Dataset extract:
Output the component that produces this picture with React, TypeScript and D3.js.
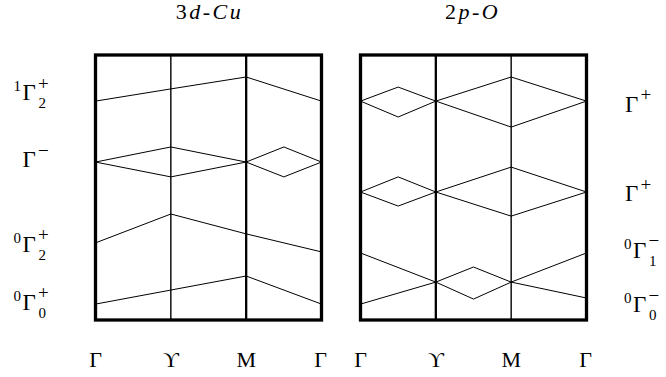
import * as d3 from "d3";

// k-path ticks (x positions in path units)
const kLabels = ["Γ", "ϒ", "M", "Γ"];
const kTicks = [0, 1, 2, 3];

// band energies (arbitrary units), [k, E] pairs
const cuBand1: [number, number][] = [[0, 8.26], [1, 8.72], [2, 9.17], [3, 8.26]];
const cuBand2: [number, number][] = [[0, 5.96], [1, 6.53], [2, 5.96], [2.5, 6.53], [3, 5.96]];
const cuBand3: [number, number][] = [[0, 5.96], [1, 5.4], [2, 5.96], [2.5, 5.4], [3, 5.96]];
const cuBand4: [number, number][] = [[0, 2.91], [1, 4.0], [2, 3.25], [3, 2.57]];
const cuBand5: [number, number][] = [[0, 0.6], [1, 1.13], [2, 1.66], [3, 0.6]];

const oBand1: [number, number][] = [[0, 8.26], [0.5, 8.79], [1, 8.26], [2, 9.17], [3, 8.26]];
const oBand2: [number, number][] = [[0, 8.26], [0.5, 7.66], [1, 8.26], [2, 7.28], [3, 8.26]];
const oBand3: [number, number][] = [[0, 4.83], [0.5, 5.4], [1, 4.83], [2, 5.77], [3, 4.83]];
const oBand4: [number, number][] = [[0, 4.83], [0.5, 4.3], [1, 4.83], [2, 3.92], [3, 4.83]];
const oBand5: [number, number][] = [[0, 2.53], [1, 1.43], [1.5, 2.0], [2, 1.43], [3, 2.53]];
const oBand6: [number, number][] = [[0, 0.6], [1, 1.43], [1.5, 0.79], [2, 1.43], [3, 0.83]];

// level labels (baseline energy): [energy, pre-superscript, subscript, superscript]
const cuLevels: [number, string, string, string][] = [
  [8.3, "1", "2", "+"],
  [5.77, "", "", "−"],
  [2.57, "0", "2", "+"],
  [0.38, "0", "0", "+"],
];
const oLevels: [number, string, string, string][] = [
  [7.85, "", "", "+"],
  [4.49, "", "", "+"],
  [2.34, "0", "1", "−"],
  [0.3, "0", "0", "−"],
];

const width = 666,
  height = 377,
  top = 55,
  bottom = 320;

const font = "Liberation Serif, DejaVu Serif, serif";

const y = d3.scaleLinear([0, 10], [bottom, top]);

const Label = ({ x, e, pre, sub, sup }: any) => {
  const base = y(e);
  return (
    <g style={{ fontFamily: font }} fill="#000">
      {pre && (
        <text x={x - 1.5} y={base - 9} fontSize={15} textAnchor="end">
          {pre}
        </text>
      )}
      <text x={x} y={base} fontSize={23}>Γ</text>
      {sub && (
        <text x={x + 16} y={base + 8} fontSize={15}>{sub}</text>
      )}
      <text x={x + 15.5} y={base - 10.5} fontSize={19}>{sup}</text>
    </g>
  );
};

const Panel = ({ x0, x1, bands, thickAt, title, titleShift }: any) => {
  const x = d3.scaleLinear([0, 3], [x0, x1]);
  const line = d3.line<[number, number]>((d) => x(d[0]), (d) => y(d[1]));
  return (
    <g>
      <text
        x={(x0 + x1) / 2 + titleShift}
        y={19}
        fontSize={22}
        letterSpacing={2.5}
        style={{ fontFamily: font }}
        textAnchor="middle"
      >
        {title}
      </text>
      {kTicks.slice(1, 3).map((k) => (
        <line
          key={k}
          x1={x(k)}
          x2={x(k)}
          y1={top}
          y2={bottom}
          stroke="#000"
          strokeWidth={k === thickAt ? 2.3 : 1.4}
        />
      ))}
      {bands.map((b: [number, number][], i: number) => (
        <path key={i} d={line(b) ?? ""} fill="none" stroke="#000" strokeWidth={1} />
      ))}
      <rect
        x={x0}
        y={top}
        width={x1 - x0}
        height={bottom - top}
        fill="none"
        stroke="#000"
        strokeWidth={3.3}
      />
      {kTicks.map((k, i) => (
        <text
          key={i}
          x={x(k) - (i === 3 ? 1 : 0)}
          y={367}
          fontSize={22}
          style={{ fontFamily: font }}
          textAnchor="middle"
        >
          {kLabels[i]}
        </text>
      ))}
    </g>
  );
};

export default function App() {
  return (
    <svg
      width={width}
      height={height}
      style={{ position: "absolute", left: 0, top: 0, background: "#fff" }}
    >
      <Panel
        x0={95.5}
        x1={321.5}
        thickAt={2}
        titleShift={1}
        bands={[cuBand1, cuBand2, cuBand3, cuBand4, cuBand5]}
        title={
          <>
            3<tspan fontStyle="italic">d</tspan>-<tspan fontStyle="italic">Cu</tspan>
          </>
        }
      />
      <Panel
        x0={360.5}
        x1={586.5}
        thickAt={1}
        titleShift={-1}
        bands={[oBand1, oBand2, oBand3, oBand4, oBand5, oBand6]}
        title={
          <>
            2<tspan fontStyle="italic">p</tspan>-<tspan fontStyle="italic">O</tspan>
          </>
        }
      />
      {cuLevels.map(([e, pre, sub, sup], i) => (
        <Label key={i} x={22.5} e={e} pre={pre} sub={sub} sup={sup} />
      ))}
      {oLevels.map(([e, pre, sub, sup], i) => (
        <Label key={i} x={pre ? 633 : 625} e={e} pre={pre} sub={sub} sup={sup} />
      ))}
    </svg>
  );
}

Task instructions:
From the material, report only how many lines include the word "picture".

Solution for this task:
1